- **What the task requires**
Print only the lines from the top of the data through the line with "-9.1, -9.9, -8.0];", both included, skipping every picture.

- **Information provided**
>>>
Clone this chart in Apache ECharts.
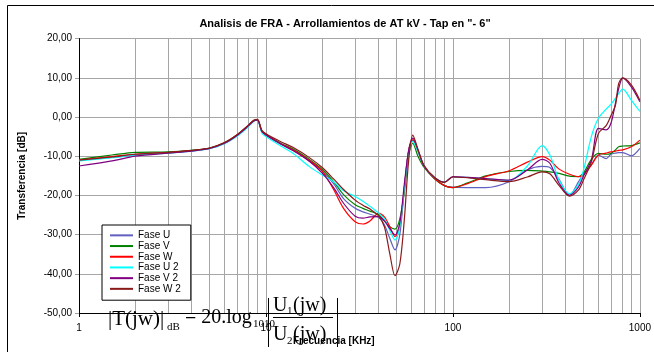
<!DOCTYPE html>
<html><head><meta charset="utf-8">
<script src="https://cdn.jsdelivr.net/npm/echarts@6/dist/echarts.min.js"></script>
<style>html,body{margin:0;padding:0;background:#fff}#c{width:654px;height:352px}</style>
</head><body><div id="c"></div>
<script>
// Frequencies in kHz
const freq = [1, 1.5, 2, 3, 4, 5, 6, 7, 8, 8.6, 9, 9.5, 10, 12, 14, 17, 20, 23, 26, 30,
  33, 36, 40, 43, 46, 49, 52, 55, 58, 61, 65, 70, 80, 90, 100, 120, 150, 200, 250, 300,
  330, 370, 420, 470, 500, 550, 600, 660, 700, 740, 770, 810, 900, 1000];

const faseU = [-11, -10.3, -9.7, -9.1, -8.6, -8.0, -6.7, -4.7, -2.4, -1.0, -0.8, -3.7, -4.6, -6.9, -8.5, -11.2, -13.8, -17.0, -20.8, -23.3,
  -24.2, -24.8, -25.6, -27.5, -31, -33.9, -30, -18, -8.5, -5.9, -8.6, -12.5, -15.8, -17.5, -17.9, -18.0, -18.0, -16.5, -13.5, -12.6,
  -12.9, -16, -20, -16.5, -14.5, -12.2, -9.7, -10.6, -9.5, -9.2, -9.1, -9.1, -9.9, -8.0];

const faseV = [-10.8, -9.7, -9.0, -8.9, -8.5, -7.9, -6.6, -4.6, -2.3, -0.9, -0.7, -3.5, -4.4, -6.7, -8.2, -10.8, -13.4, -16.5, -19.8, -22.4,
  -23.3, -24.0, -24.9, -26.5, -28, -28.6, -26, -19, -9.5, -6.7, -10, -12.8, -15.8, -17.5, -18, -16.8, -15.0, -13.9, -13.6, -13.8,
  -14, -14.4, -15.1, -15.2, -14.2, -10.8, -9.3, -9.5, -9.3, -8.4, -7.6, -7.4, -7.3, -6.6];

const faseW = [-11, -10.1, -9.5, -9.1, -8.6, -8.0, -6.6, -4.6, -2.3, -0.9, -0.7, -3.6, -4.5, -6.8, -8.4, -11.0, -13.8, -18.5, -23.3, -26.7,
  -27.3, -26.5, -24.6, -25.5, -28, -30.5, -28, -18, -8.5, -5.8, -8.6, -12.5, -15.8, -17.5, -18, -17, -15.2, -13.7, -11.5, -10.1,
  -11, -13.3, -14.6, -15.2, -14.8, -12.3, -9.7, -9.2, -8.9, -8.7, -8.5, -8.4, -7.6, -5.9];

const faseU2 = [-11.2, -10.4, -9.7, -9.2, -8.7, -8.1, -6.8, -4.9, -2.6, -1.1, -0.8, -4.0, -5.0, -7.4, -9.3, -12.6, -14.8, -16.5, -18.8, -20.3,
  -21.5, -22.8, -24.5, -26, -29, -31.4, -28, -18, -9, -6.2, -8.8, -12.5, -15.5, -16.6, -15.3, -15.4, -15.8, -16.2, -12.5, -7.3,
  -9.7, -16.1, -19.6, -17.2, -13.5, -5.0, -0.3, 2.0, 3.2, 4.8, 6.0, 7.1, 4.3, 1.4];

const faseV2 = [-12.5, -11.2, -10.0, -9.2, -8.7, -8.0, -6.7, -4.7, -2.4, -1.0, -0.8, -3.7, -4.6, -6.9, -8.6, -11.2, -14.3, -18, -22, -25.3,
  -25.8, -25.5, -25.4, -26.5, -28.5, -30.1, -27, -17, -8.5, -5.4, -8.4, -12.5, -15.5, -16.6, -15.2, -15.4, -15.7, -16.1, -13.5, -10.8,
  -11.8, -16.9, -20, -17.8, -15, -11, -2.9, -3.3, -1.6, 3.5, 7.2, 9.9, 7.7, 3.9];

const faseW2 = [-11, -10.2, -9.5, -9.0, -8.5, -7.9, -6.5, -4.5, -2.2, -0.8, -0.6, -3.4, -4.3, -6.3, -7.8, -10.3, -12.9, -15.8, -18.5, -21.2,
  -22.5, -23.5, -25.2, -28, -35, -40.5, -37.5, -26, -11, -4.6, -8.2, -12.3, -15.5, -16.7, -15.3, -15.5, -16.0, -16.5, -15.3, -14,
  -14.5, -17.5, -20.2, -18.6, -16, -11.5, -4.2, -2.2, 0.3, 3, 8.5, 10, 8.2, 4.3];

const seriesNames = ['Fase U', 'Fase V', 'Fase W', 'Fase U 2', 'Fase V 2', 'Fase W 2'];
const seriesValues = [faseU, faseV, faseW, faseU2, faseV2, faseW2];
const xTickLabels = ['1', '10', '100', '1000'];
const minorGridValues = [2, 3, 4, 5, 6, 7, 8, 9, 20, 30, 40, 50, 60, 70, 80, 90, 200, 300, 400, 500, 600, 700, 800, 900];

const colors = ['#6060C0', '#008000', '#FF0000', '#00FFFF', '#800080', '#8B1A1A'];
const SANS = 'Liberation Sans, Arial, sans-serif';
const SERIF = 'Liberation Serif, Times New Roman, serif';

const chart = echarts.init(document.getElementById('c'), null, {renderer: 'canvas'});

const series = [{
  name: '__grid', type: 'line', data: [], silent: true,
  markLine: {
    silent: true, z: 1, animation: false,
    symbol: ['none', 'none'],
    label: {show: false},
    lineStyle: {color: '#a6a6a6', type: 'solid', width: 1},
    emphasis: {disabled: true},
    data: minorGridValues.map(v => ({xAxis: v}))
  }
}];
seriesNames.forEach((n, i) => {
  series.push({
    name: n, type: 'line', showSymbol: false, smooth: 0.3,
    lineStyle: {width: 1.2, color: colors[i]},
    itemStyle: {color: colors[i]},
    z: 3 + i,
    data: freq.map((f, k) => [f, seriesValues[i][k]])
  });
});

const T = (text, x, y, size, extra) => Object.assign({
  type: 'text', x: x, y: y, silent: true, z: 100,
  style: {text: text, font: size + 'px ' + SERIF, fill: '#000',
    textAlign: 'left', textVerticalAlign: 'middle', align: 'left', verticalAlign: 'middle'}
}, extra || {});
const L = (x1, y1, x2, y2) => ({type: 'line', silent: true, z: 100,
  shape: {x1: x1, y1: y1, x2: x2, y2: y2}, style: {stroke: '#000', lineWidth: 1}});

chart.setOption({
  animation: false,
  color: colors,
  title: {
    text: 'Analisis de FRA - Arrollamientos de AT kV - Tap en "- 6"',
    left: 340, top: 13, textAlign: 'center',
    textStyle: {fontFamily: SANS, fontSize: 11, fontWeight: 'bold', color: '#000'}
  },
  grid: {left: 79, right: 9, top: 38.6, bottom: 39},
  legend: {
    data: seriesNames, orient: 'vertical', left: 102, top: 225,
    icon: 'rect', itemWidth: 23, itemHeight: 2, itemGap: 0,
    padding: [5, 10, 6, 8],
    backgroundColor: '#fff', borderColor: '#000', borderWidth: 1, borderRadius: 0,
    selectedMode: false,
    textStyle: {fontFamily: SANS, fontSize: 10, lineHeight: 10.7, color: '#000'}
  },
  xAxis: {
    type: 'log', logBase: 10, min: 1, max: 1000,
    axisLine: {show: true, onZero: false, lineStyle: {color: '#000', width: 1}},
    axisTick: {show: true, length: 4, lineStyle: {color: '#000'}},
    axisLabel: {fontFamily: SANS, fontSize: 10, color: '#000', margin: 10,
      formatter: v => xTickLabels[Math.round(Math.log10(v))]},
    splitLine: {show: true, lineStyle: {color: '#a6a6a6', width: 1}},
    minorTick: {show: false}, minorSplitLine: {show: false}
  },
  yAxis: {
    type: 'value', min: -50, max: 20, interval: 10,
    name: 'Transferencia [dB]', nameLocation: 'middle', nameGap: 52,
    nameTextStyle: {fontFamily: SANS, fontSize: 10, fontWeight: 'bold', color: '#000'},
    axisLine: {show: true, onZero: false, lineStyle: {color: '#000', width: 1}},
    axisTick: {show: true, length: 4, lineStyle: {color: '#a0a0a0'}},
    axisLabel: {fontFamily: SANS, fontSize: 10, color: '#000', margin: 7,
      formatter: v => v.toFixed(2).replace('.', ',')},
    splitLine: {show: true, lineStyle: {color: '#a6a6a6', width: 1}}
  },
  graphic: [
    {type: 'rect', silent: true, z: 0, shape: {x: 7.5, y: 5.5, width: 720, height: 420},
      style: {fill: null, stroke: '#000', lineWidth: 1}},
    T('|T(jw)|', 108, 319, 21),
    T('dB', 167, 327, 11),
    T('= 20.log', 185, 318, 20),
    T('1010', 253, 324, 11),
    L(268.5, 298, 268.5, 347),
    L(337.5, 298, 337.5, 347),
    T('U', 273, 306, 20),
    T('1', 287, 311, 11),
    T('(jw)', 293, 306, 20),
    L(273, 317.5, 333, 317.5),
    T('U', 273, 335, 20),
    T('2', 287, 341, 11),
    T('(jw)', 293, 335, 20),
    {type: 'text', x: 293, y: 341, silent: true, z: 101,
      style: {text: 'Frecuencia [KHz]', font: 'bold 10px ' + SANS, fill: '#000',
        textAlign: 'left', textVerticalAlign: 'middle', align: 'left', verticalAlign: 'middle'}}
  ],
  series: series
});
</script>
</body></html>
<<<
- **Exercise solution**
Clone this chart in Apache ECharts.
<!DOCTYPE html>
<html><head><meta charset="utf-8">
<script src="https://cdn.jsdelivr.net/npm/echarts@6/dist/echarts.min.js"></script>
<style>html,body{margin:0;padding:0;background:#fff}#c{width:654px;height:352px}</style>
</head><body><div id="c"></div>
<script>
// Frequencies in kHz
const freq = [1, 1.5, 2, 3, 4, 5, 6, 7, 8, 8.6, 9, 9.5, 10, 12, 14, 17, 20, 23, 26, 30,
  33, 36, 40, 43, 46, 49, 52, 55, 58, 61, 65, 70, 80, 90, 100, 120, 150, 200, 250, 300,
  330, 370, 420, 470, 500, 550, 600, 660, 700, 740, 770, 810, 900, 1000];

const faseU = [-11, -10.3, -9.7, -9.1, -8.6, -8.0, -6.7, -4.7, -2.4, -1.0, -0.8, -3.7, -4.6, -6.9, -8.5, -11.2, -13.8, -17.0, -20.8, -23.3,
  -24.2, -24.8, -25.6, -27.5, -31, -33.9, -30, -18, -8.5, -5.9, -8.6, -12.5, -15.8, -17.5, -17.9, -18.0, -18.0, -16.5, -13.5, -12.6,
  -12.9, -16, -20, -16.5, -14.5, -12.2, -9.7, -10.6, -9.5, -9.2, -9.1, -9.1, -9.9, -8.0];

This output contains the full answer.